Thursday, October 23, 2008

Grief

Grief is a funny thing, one minute you think you are past it, the next you are feeling physically ill from trying to keep it away from the surface. There is enough space between the event not that I feel like I can talk about it, and I am discovering I need to. Candace and I lost a baby in May to a miscarriage. It was an emotionally and physically exhausting event that left us both feeling sad and bitter. I cried a bit at first but after that I tried to move on. I didn't even know if it was a boy or a girl, or really anything, so feeling so so sad just didn't seem right. I pushed it away, somewhat successfully… until a wedding in June. This was supposed to be the time we told Candace's brothers the joyful, now hollow, news. As the wedding progressed I was finding myself more and more irritable. More and more upset to the point where I had to go get some air. As I sat and I thought it occurred to me that we had no news to tell, we had lost a little life and it really really sucked. It was then that it all came out of me, a torrent of tears, and the realization that this was going to be a process. I found my wife and we talked, we decided to tell her brother Troy the news, and he and his girlfriend handled it perfectly. After that I felt better, like I had let it come out. I thought I was done.

Shortly after that I started to feel sick on a regular basis, at times barely able to breathe. Leading worship became a laborious task of trying to get through it without feeling like I was going to burst. I was breathing all wrong, raspy and anxious. For the life of me I couldn't figure out why. Two things happened in the last couple of weeks that have changed things. To be honest I don't remember the order, just the events. First, friends of ours had their baby, which was due about a month before ours. My first thought were of them, how proud they must be, how happy I was for them. The second was that I couldn't believe how much time had passed, and how different things could have been for us by now. I passed over it. I denied it really.

The second event was the catalyst. We got a dog. Rather we tried to get a dog. For a week. Paddy was an awesome puppy and we loved him. He was well behaved, sweet, and very very loving. The moment we brought him home we felt like we had made a huge mistake. This was too much. Candace brought up the idea that maybe we were trying to replace the baby. Nah, I said, too long ago, that is the past. My heart sank though, she was right, and I was not being honest with myself. The breeders had a return policy and it turned out we could give Paddy back, no harm, no foul. I kept telling myself I was doing it for Candace to support her in her grief. I was being stubborn, I was also getting more sick. As it turned out the best day to take him back was Friday morning, when Candace would be at work. It would be up to me. I bumped into our Senior Pastor's wife, a wonderful, loving, and caring woman and I asked her to come with me, that was the first tear that came. It was pouring rain as we waited in the parking lot for the people to come and get their dog, who sat quietly, sweetly in the back. As we talked more tears came and Anne asked, "Does this have to do with the baby you lost." A dam broke in me, I had run out of fingers and toes to plug all the leaks, I fell apart.
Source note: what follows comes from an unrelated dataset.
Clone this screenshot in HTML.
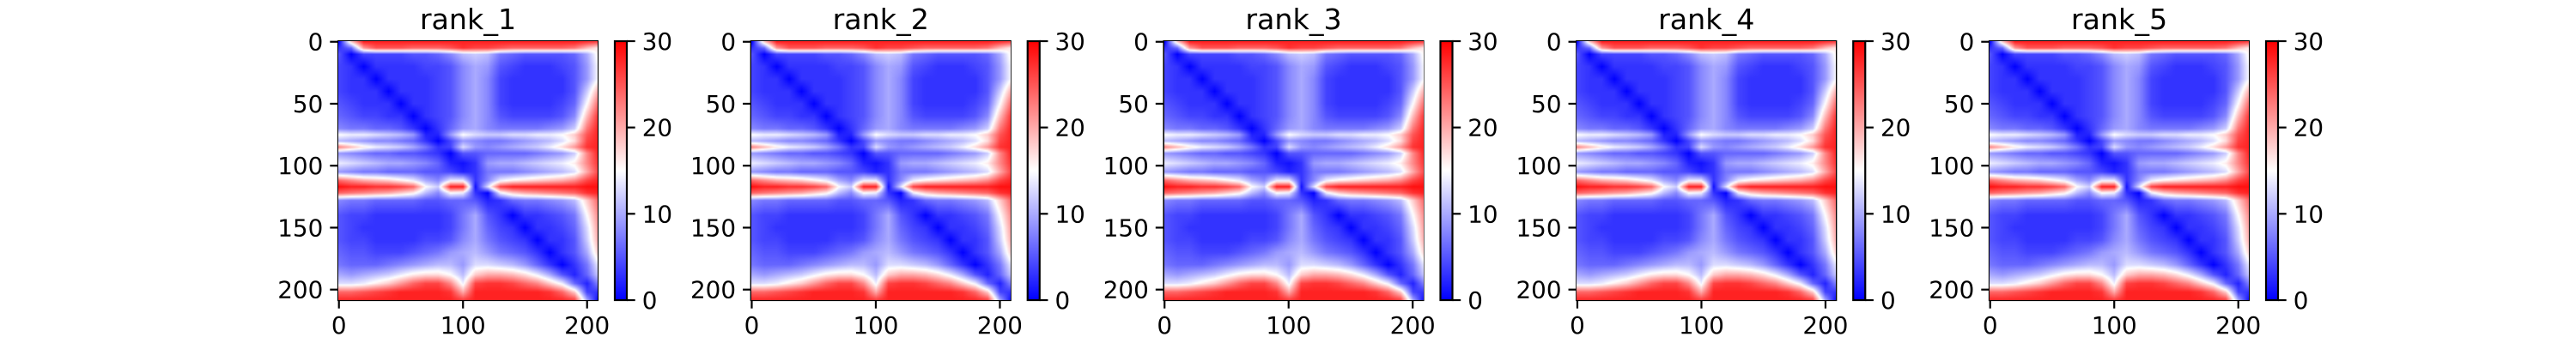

It's hard to see your friends with kids, its hard to see kids in general when you want that for yourself. It is hard to feel angry with the full knowledge that there is no thing to be angry at. It wasn't our fault, it wasn't God's fault, or anybody's fault. Those feelings seep out into the times when you feel pangs of jealousy at the families that surround you, pangs of loneliness when you realize you don't just go back to the way it was before. Even though it is just the two of us still, it feels like something is missing. And to top it off you have to face the fears of trying again. How am I to be excited and terrified at the same time. Will it feel like and interminable time of torture wondering if this is the day it all starts again. Will it be easier, do I want it to be easier really? Candace and I are both emotional people, and its hard to face that possibility, to stand up under those thoughts. And yet, consider what comes if it goes fine. New life, new joy, new everything.
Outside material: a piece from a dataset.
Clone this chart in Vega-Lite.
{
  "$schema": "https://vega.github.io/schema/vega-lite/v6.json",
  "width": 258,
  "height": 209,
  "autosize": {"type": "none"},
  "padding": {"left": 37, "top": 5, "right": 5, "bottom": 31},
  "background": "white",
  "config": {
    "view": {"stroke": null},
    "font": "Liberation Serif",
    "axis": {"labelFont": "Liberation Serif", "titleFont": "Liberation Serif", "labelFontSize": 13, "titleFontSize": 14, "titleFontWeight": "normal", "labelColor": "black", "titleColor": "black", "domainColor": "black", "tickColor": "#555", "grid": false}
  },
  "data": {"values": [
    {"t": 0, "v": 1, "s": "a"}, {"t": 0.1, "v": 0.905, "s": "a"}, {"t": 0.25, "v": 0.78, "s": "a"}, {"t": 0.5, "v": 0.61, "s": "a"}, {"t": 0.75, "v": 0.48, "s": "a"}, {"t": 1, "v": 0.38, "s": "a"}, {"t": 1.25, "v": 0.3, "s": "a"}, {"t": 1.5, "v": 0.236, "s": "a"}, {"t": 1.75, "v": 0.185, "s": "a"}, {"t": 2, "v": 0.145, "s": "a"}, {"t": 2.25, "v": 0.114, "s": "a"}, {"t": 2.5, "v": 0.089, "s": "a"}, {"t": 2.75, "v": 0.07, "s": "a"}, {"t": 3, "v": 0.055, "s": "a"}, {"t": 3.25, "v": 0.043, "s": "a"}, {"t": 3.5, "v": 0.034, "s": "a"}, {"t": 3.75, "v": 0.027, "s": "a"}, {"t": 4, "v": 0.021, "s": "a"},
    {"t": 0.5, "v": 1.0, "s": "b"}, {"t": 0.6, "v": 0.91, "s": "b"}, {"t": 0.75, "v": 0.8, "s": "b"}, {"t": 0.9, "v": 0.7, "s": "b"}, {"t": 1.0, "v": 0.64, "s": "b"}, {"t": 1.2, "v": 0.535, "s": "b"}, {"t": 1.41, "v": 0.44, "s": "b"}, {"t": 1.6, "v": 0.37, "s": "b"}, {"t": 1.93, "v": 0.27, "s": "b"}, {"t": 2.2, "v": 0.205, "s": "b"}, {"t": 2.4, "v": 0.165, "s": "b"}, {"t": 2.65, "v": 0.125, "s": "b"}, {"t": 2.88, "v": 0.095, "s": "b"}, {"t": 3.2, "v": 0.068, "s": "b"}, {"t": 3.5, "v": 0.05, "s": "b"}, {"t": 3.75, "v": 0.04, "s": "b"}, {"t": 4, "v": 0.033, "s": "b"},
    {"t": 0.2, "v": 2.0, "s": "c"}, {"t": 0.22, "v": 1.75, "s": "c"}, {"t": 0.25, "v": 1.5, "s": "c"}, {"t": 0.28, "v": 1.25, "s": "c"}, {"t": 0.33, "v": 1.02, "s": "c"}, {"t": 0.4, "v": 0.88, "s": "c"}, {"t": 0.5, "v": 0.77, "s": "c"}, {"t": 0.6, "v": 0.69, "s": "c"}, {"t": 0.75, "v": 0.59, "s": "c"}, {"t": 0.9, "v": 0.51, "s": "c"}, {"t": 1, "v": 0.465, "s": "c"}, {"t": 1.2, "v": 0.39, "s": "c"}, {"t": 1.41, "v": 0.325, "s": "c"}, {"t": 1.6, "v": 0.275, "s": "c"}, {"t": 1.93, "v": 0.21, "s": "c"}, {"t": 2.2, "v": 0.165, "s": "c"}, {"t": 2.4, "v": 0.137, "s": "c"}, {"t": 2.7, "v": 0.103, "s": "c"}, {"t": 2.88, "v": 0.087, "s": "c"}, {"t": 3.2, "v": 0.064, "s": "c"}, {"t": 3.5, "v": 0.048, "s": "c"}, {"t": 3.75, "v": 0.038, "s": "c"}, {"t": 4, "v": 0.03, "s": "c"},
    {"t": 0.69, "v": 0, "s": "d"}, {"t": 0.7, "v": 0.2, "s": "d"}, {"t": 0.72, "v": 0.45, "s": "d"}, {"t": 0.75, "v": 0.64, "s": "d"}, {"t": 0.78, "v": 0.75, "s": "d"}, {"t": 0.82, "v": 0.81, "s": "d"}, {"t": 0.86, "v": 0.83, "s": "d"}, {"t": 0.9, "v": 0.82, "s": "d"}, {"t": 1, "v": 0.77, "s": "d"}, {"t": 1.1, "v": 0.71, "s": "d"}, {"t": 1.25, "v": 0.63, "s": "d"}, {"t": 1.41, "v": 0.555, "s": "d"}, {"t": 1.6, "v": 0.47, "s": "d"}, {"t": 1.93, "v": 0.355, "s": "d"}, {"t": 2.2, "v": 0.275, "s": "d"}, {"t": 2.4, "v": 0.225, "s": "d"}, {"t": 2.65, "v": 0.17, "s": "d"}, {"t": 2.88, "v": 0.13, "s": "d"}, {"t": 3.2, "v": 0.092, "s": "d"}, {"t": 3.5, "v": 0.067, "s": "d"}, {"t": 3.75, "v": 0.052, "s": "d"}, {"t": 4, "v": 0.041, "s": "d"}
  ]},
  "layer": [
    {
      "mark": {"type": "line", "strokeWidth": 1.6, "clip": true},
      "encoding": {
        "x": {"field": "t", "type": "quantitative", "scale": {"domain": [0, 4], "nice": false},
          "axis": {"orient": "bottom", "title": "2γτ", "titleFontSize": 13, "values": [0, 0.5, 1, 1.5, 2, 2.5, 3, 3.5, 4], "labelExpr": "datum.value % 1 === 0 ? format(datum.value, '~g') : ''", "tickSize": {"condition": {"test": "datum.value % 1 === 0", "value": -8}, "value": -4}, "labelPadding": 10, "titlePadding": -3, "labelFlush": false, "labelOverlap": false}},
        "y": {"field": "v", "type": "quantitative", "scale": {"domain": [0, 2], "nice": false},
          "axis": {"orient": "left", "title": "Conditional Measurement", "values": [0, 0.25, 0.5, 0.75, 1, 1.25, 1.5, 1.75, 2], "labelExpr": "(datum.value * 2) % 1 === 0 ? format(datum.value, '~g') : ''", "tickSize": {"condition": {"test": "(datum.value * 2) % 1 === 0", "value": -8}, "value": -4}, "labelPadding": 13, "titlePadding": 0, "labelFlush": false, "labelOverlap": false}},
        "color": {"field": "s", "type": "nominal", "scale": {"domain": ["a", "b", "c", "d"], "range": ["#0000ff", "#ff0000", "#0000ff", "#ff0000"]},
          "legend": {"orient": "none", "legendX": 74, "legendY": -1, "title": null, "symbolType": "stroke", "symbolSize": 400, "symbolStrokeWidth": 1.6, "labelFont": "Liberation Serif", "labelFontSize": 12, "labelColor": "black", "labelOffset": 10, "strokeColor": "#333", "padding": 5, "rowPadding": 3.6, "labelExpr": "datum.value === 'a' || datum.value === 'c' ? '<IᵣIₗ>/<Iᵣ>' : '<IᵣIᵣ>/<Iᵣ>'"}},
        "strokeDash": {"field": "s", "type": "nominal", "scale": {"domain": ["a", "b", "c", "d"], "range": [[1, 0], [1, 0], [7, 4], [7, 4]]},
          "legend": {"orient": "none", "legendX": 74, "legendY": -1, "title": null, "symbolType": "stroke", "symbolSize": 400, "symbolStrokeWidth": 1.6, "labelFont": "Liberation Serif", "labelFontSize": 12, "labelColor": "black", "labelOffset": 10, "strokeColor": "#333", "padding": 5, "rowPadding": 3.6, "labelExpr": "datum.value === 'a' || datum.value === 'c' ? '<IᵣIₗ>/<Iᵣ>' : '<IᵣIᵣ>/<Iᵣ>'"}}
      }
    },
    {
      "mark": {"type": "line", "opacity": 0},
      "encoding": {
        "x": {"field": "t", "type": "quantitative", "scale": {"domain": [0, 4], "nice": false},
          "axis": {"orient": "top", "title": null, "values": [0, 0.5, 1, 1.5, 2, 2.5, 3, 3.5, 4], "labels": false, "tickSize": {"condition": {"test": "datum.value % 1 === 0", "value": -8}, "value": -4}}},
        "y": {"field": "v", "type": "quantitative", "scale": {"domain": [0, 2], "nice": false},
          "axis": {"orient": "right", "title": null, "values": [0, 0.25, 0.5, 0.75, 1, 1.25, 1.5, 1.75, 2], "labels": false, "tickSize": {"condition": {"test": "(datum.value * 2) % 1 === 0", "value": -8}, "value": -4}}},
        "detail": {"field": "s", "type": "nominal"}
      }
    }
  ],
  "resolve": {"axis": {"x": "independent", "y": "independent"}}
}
I don't have all the answers and I think I tried to fool myself into thinking that I did. It has helped me to share this because part of the problem for me was that I felt like it was some sort of shameful secret. We needed to be strong and not let on to people that we were hurting. Some of that comes from concern that there are those who may not be the best at handling it and therefore shower us with every difficult to hear platitude in the book. But really it is me not wanting to admit that I am not strong right now, I need to hear those things if this whole thing is to be real to me so I can move forward. Since last Friday, I haven't been getting sick as much. The knot in my gut is ebbing away slowly. I had the best worship leading experience last Sunday, I actually felt hopeful and excited. The neat thing about admitting grief is that the benefit is nearly instant. The balance begins to return almost right away. I want to move forward now. I want to feel my grief as much as I need to. I want to be sad because it is OK to be sad. I just want to grieve and let it come.

2 comments:

Anonymous said...

Shalom aleichem.

DaveJenn said...

Shalom aleichem indeed!
Sorry to hear about your loss! Thanks for posting about it and giving us some insight into your grief process. We'll definitely keep you in our prayers!